_WHAT IS REQUIRED:_ Copy each line below in which the word "script" occurs.

_RECORDS PROVIDED:_
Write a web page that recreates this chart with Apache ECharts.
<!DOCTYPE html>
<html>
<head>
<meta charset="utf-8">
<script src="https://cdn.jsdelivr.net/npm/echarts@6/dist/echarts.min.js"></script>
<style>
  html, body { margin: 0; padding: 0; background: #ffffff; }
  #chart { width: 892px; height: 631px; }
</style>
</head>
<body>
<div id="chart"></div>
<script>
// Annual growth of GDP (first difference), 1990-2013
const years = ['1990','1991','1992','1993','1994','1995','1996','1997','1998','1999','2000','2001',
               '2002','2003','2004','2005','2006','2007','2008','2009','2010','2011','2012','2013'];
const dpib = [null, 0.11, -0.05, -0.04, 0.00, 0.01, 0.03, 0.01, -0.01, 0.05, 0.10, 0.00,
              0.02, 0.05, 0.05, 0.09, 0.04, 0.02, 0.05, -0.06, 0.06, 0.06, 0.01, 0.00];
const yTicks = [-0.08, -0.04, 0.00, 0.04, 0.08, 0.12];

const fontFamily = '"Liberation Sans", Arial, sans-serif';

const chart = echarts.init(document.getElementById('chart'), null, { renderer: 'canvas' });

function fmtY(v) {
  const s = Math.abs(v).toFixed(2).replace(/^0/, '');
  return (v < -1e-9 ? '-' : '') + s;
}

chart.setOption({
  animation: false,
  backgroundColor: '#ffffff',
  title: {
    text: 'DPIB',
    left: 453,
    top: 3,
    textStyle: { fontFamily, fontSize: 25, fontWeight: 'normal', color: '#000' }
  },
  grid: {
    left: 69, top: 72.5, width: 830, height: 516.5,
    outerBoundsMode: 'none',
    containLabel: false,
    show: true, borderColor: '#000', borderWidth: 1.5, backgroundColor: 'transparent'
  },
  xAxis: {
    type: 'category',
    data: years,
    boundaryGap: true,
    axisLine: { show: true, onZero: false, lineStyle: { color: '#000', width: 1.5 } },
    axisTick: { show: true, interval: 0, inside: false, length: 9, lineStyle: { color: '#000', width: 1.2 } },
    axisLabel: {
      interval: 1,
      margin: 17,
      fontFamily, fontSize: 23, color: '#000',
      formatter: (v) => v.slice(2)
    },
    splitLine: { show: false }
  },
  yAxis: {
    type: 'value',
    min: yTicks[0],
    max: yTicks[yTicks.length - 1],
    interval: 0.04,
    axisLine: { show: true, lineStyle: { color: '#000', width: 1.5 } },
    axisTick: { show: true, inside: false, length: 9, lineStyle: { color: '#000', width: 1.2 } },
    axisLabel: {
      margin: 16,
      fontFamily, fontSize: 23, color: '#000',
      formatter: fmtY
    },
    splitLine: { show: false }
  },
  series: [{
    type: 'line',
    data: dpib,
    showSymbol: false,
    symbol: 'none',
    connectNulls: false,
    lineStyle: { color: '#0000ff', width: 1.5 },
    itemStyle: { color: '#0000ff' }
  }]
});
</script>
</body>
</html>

---

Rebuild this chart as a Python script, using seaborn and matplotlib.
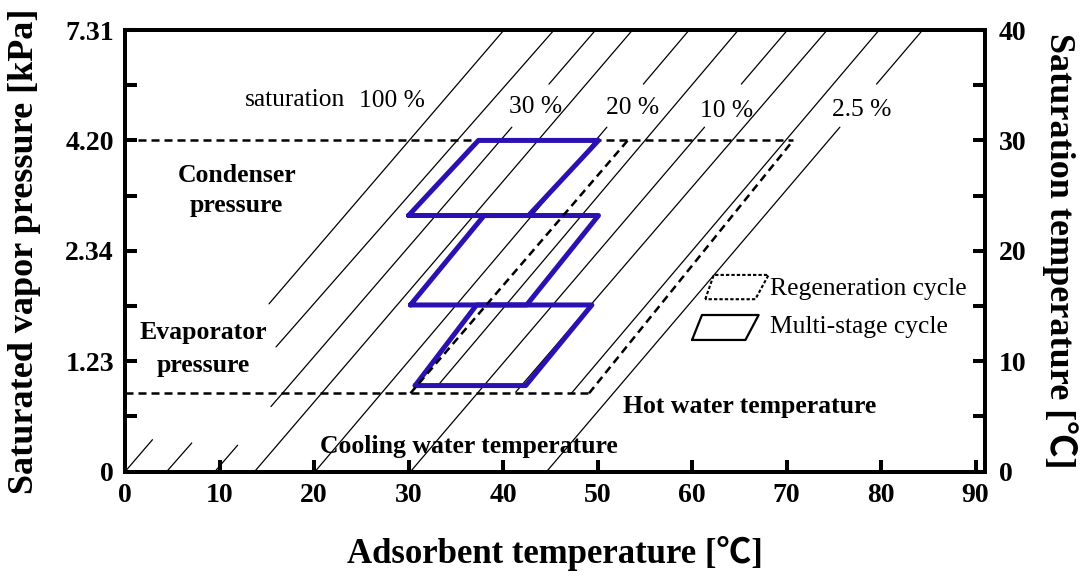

_RESULT FOR THIS TASK:_
<script src="https://cdn.jsdelivr.net/npm/echarts@6/dist/echarts.min.js"></script>
<script>
</script>
Rebuild this chart as a Python script, using seaborn and matplotlib.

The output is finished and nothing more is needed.